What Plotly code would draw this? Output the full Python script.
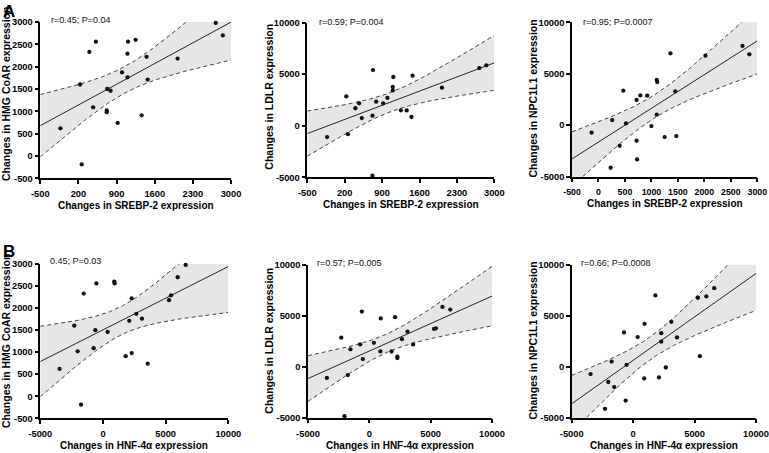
import numpy as np
import plotly.graph_objects as go

W, H = 769, 453

# ---------------- data (22 subjects) ----------------
srebp2 = [-130, 230, 260, 400, 470, 520, 720, 720, 730, 790, 920, 1000,
          1100, 1100, 1110, 1250, 1360, 1450, 1470, 2020, 2720, 2850]
hnf4a = [-3460, -2290, -1750, -1540, -745, -530, -2020, 2290, -610, 370, 3570, 2660,
         3110, 5430, 930, 900, 1810, 2290, 2100, 5270, 6600, 5960]
hmgcoar = [620, 1600, -190, 2330, 1090, 2560, 1020, 980, 1500, 1460, 740, 1870,
           1760, 2290, 2560, 2600, 910, 2220, 1710, 2180, 2980, 2700]
ldlr = [-1100, 2850, -820, 1700, 2180, 750, -4850, 980, 5400, 2340, 2180, 2700,
        3430, 3760, 4730, 1500, 1490, 850, 4860, 3700, 5600, 5860]
npc1l1 = [-720, -4130, 500, -2000, 3360, 180, -1500, 2450, -3320, 2900, 2870, -80,
          4400, 1030, 4200, -1150, 6990, 3290, -1050, 6760, 7700, 6890]

stats_text = ["r=0.45; P=0.04", "r=0.59; P=0.004", "r=0.95; P=0.0007",
              "0.45; P=0.03", "r=0.57; P=0.005", "r=0.66; P=0.0008"]
x_titles = ["Changes in SREBP-2 expression"] * 3 + ["Changes in HNF-4α expression"] * 3
y_titles = ["Changes in HMG CoAR expression", "Changes in LDLR expression",
            "Changes in NPC1L1 expression"] * 2

x_ticks_srebp_a = [-500, 200, 900, 1600, 2300, 3000]
x_ticks_srebp_b = [-500, 0, 500, 1000, 1500, 2000, 2500, 3000]
x_ticks_hnf = [-5000, 0, 5000, 10000]
y_ticks_hmg = [-500, 0, 500, 1000, 1500, 2000, 2500, 3000]
y_ticks_big = [-5000, 0, 5000, 10000]

T975 = 2.086  # t(0.975, df=20)

panels = [
    dict(x=srebp2, y=hmgcoar, xr=[-500, 3000], yr=[-500, 3000], xt=x_ticks_srebp_a, yt=y_ticks_hmg,
         box=(40.3, 231.0, 22.0, 178.3), ytx=5.5, yty=94.5, sx=49.3, sy=20.0, xty=205.0, xfs=9.3),
    dict(x=srebp2, y=ldlr, xr=[-500, 3000], yr=[-5000, 10000], xt=x_ticks_srebp_a, yt=y_ticks_big,
         box=(307.3, 494.3, 22.7, 177.3), ytx=268.7, yty=97.0, sx=316.7, sy=22.0, xty=204.0, xfs=9.3),
    dict(x=srebp2, y=npc1l1, xr=[-500, 3000], yr=[-5000, 10000], xt=x_ticks_srebp_b, yt=y_ticks_big,
         box=(572.0, 757.3, 22.3, 176.7), ytx=532.5, yty=99.0, sx=580.7, sy=22.0, xty=203.5, xfs=8.8),
    dict(x=hnf4a, y=hmgcoar, xr=[-5000, 10000], yr=[-500, 3000], xt=x_ticks_hnf, yt=y_ticks_hmg,
         box=(40.3, 228.3, 264.0, 418.3), ytx=5.5, yty=341.5, sx=48.3, sy=261.0, xty=445.5, xfs=9.3),
    dict(x=hnf4a, y=ldlr, xr=[-5000, 10000], yr=[-5000, 10000], xt=x_ticks_hnf, yt=y_ticks_big,
         box=(308.0, 492.0, 264.7, 417.7), ytx=268.7, yty=341.0, sx=315.3, sy=263.3, xty=445.0, xfs=9.3),
    dict(x=hnf4a, y=npc1l1, xr=[-5000, 10000], yr=[-5000, 10000], xt=x_ticks_hnf, yt=y_ticks_big,
         box=(571.7, 756.0, 264.7, 417.7), ytx=532.5, yty=341.0, sx=579.0, sy=263.3, xty=445.0, xfs=9.3),
]

FONT = "Liberation Sans, Arial, Helvetica, sans-serif"
fig = go.Figure()
annotations = []

def px2x(p):
    return p / W

def px2y(p):
    return 1 - p / H

def bold_labels(vals):
    return [f"<b>{v}</b>" for v in vals]

for i, p in enumerate(panels):
    n = i + 1
    xa = "x" if n == 1 else f"x{n}"
    ya = "y" if n == 1 else f"y{n}"
    x = np.array(p["x"], float)
    y = np.array(p["y"], float)
    # OLS fit and 95% confidence band
    N = len(x)
    b, a = np.polyfit(x, y, 1)
    res = y - (a + b * x)
    s = np.sqrt(np.sum(res ** 2) / (N - 2))
    sxx = np.sum((x - x.mean()) ** 2)
    xg = np.linspace(p["xr"][0], p["xr"][1], 200)
    yg = a + b * xg
    hw = T975 * s * np.sqrt(1.0 / N + (xg - x.mean()) ** 2 / sxx)
    lo, hi = yg - hw, yg + hw

    fig.add_trace(go.Scatter(x=xg, y=lo, mode="lines", line=dict(width=0, color="rgba(0,0,0,0)"),
                             xaxis=xa, yaxis=ya, showlegend=False, hoverinfo="skip"))
    fig.add_trace(go.Scatter(x=xg, y=hi, mode="lines", line=dict(width=0, color="rgba(0,0,0,0)"),
                             fill="tonexty", fillcolor="#e6e6e6",
                             xaxis=xa, yaxis=ya, showlegend=False, hoverinfo="skip"))
    for band in (lo, hi):
        fig.add_trace(go.Scatter(x=xg, y=band, mode="lines",
                                 line=dict(width=1, color="#444444", dash="4px,3px"),
                                 xaxis=xa, yaxis=ya, showlegend=False, hoverinfo="skip"))
    fig.add_trace(go.Scatter(x=xg, y=yg, mode="lines", line=dict(width=1, color="#222222"),
                             xaxis=xa, yaxis=ya, showlegend=False, hoverinfo="skip"))
    fig.add_trace(go.Scatter(x=x, y=y, mode="markers", marker=dict(size=4.3, color="#111111"),
                             cliponaxis=False, xaxis=xa, yaxis=ya, showlegend=False))

    l, r, t, bt = p["box"]
    axis_common = dict(showline=True, linecolor="black", linewidth=1.5, ticks="outside",
                       ticklen=4, tickwidth=1.5, tickcolor="black", showgrid=False,
                       zeroline=False, mirror=False, automargin=False)
    fig.update_layout(**{
        ("xaxis" if n == 1 else f"xaxis{n}"): dict(
            domain=[px2x(l), px2x(r)], range=p["xr"], tickvals=p["xt"],
            ticktext=bold_labels(p["xt"]), tickmode="array",
            tickfont=dict(family=FONT, size=p["xfs"], color="black"),
            anchor=ya, ticklabelstandoff=2, **axis_common),
        ("yaxis" if n == 1 else f"yaxis{n}"): dict(
            domain=[px2y(bt), px2y(t)], range=p["yr"], tickvals=p["yt"],
            ticktext=bold_labels(p["yt"]), tickmode="array",
            tickfont=dict(family=FONT, size=9.3, color="black"),
            anchor=xa, **axis_common),
    })
    # axis titles
    annotations.append(dict(text=f"<b>{x_titles[i]}</b>", x=px2x((l + r) / 2), y=px2y(p["xty"]),
                            xref="paper", yref="paper", showarrow=False,
                            xanchor="center", yanchor="middle",
                            font=dict(family=FONT, size=10, color="black")))
    annotations.append(dict(text=f"<b>{y_titles[i]}</b>", x=px2x(p["ytx"]), y=px2y(p["yty"]),
                            xref="paper", yref="paper", showarrow=False, textangle=-90,
                            xanchor="center", yanchor="middle",
                            font=dict(family=FONT, size=10.5, color="black")))
    annotations.append(dict(text=stats_text[i], x=px2x(p["sx"]), y=px2y(p["sy"]),
                            xref="paper", yref="paper", showarrow=False,
                            xanchor="left", yanchor="middle",
                            font=dict(family=FONT, size=9, color="#111111")))

annotations.append(dict(text="<b>A</b>", x=px2x(0.5), y=px2y(-0.5), xref="paper", yref="paper",
                        showarrow=False, xanchor="left", yanchor="top",
                        font=dict(family=FONT, size=17, color="black")))
annotations.append(dict(text="<b>B</b>", x=px2x(0.5), y=px2y(239.5), xref="paper", yref="paper",
                        showarrow=False, xanchor="left", yanchor="top",
                        font=dict(family=FONT, size=17, color="black")))

fig.update_layout(template="none", width=W, height=H, margin=dict(l=0, r=0, t=0, b=0),
                  paper_bgcolor="white", plot_bgcolor="white",
                  font=dict(family=FONT, color="black"),
                  annotations=annotations, showlegend=False)

fig.write_html("out.html", config={"displayModeBar": False},
               post_script="document.body.style.margin='0px';document.body.style.overflow='hidden';")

+---+

> _TASK PROMPT_
Without the pictures, please reproduce each line of the listing above exactly, from the first one through the line bearing "4400, 1030, 4200, -1150, 6990, 3290, -1050, 6760, 7700, 6890]".

> _EXERCISE RESULT_
What Plotly code would draw this? Output the full Python script.
import numpy as np
import plotly.graph_objects as go

W, H = 769, 453

# ---------------- data (22 subjects) ----------------
srebp2 = [-130, 230, 260, 400, 470, 520, 720, 720, 730, 790, 920, 1000,
          1100, 1100, 1110, 1250, 1360, 1450, 1470, 2020, 2720, 2850]
hnf4a = [-3460, -2290, -1750, -1540, -745, -530, -2020, 2290, -610, 370, 3570, 2660,
         3110, 5430, 930, 900, 1810, 2290, 2100, 5270, 6600, 5960]
hmgcoar = [620, 1600, -190, 2330, 1090, 2560, 1020, 980, 1500, 1460, 740, 1870,
           1760, 2290, 2560, 2600, 910, 2220, 1710, 2180, 2980, 2700]
ldlr = [-1100, 2850, -820, 1700, 2180, 750, -4850, 980, 5400, 2340, 2180, 2700,
        3430, 3760, 4730, 1500, 1490, 850, 4860, 3700, 5600, 5860]
npc1l1 = [-720, -4130, 500, -2000, 3360, 180, -1500, 2450, -3320, 2900, 2870, -80,
          4400, 1030, 4200, -1150, 6990, 3290, -1050, 6760, 7700, 6890]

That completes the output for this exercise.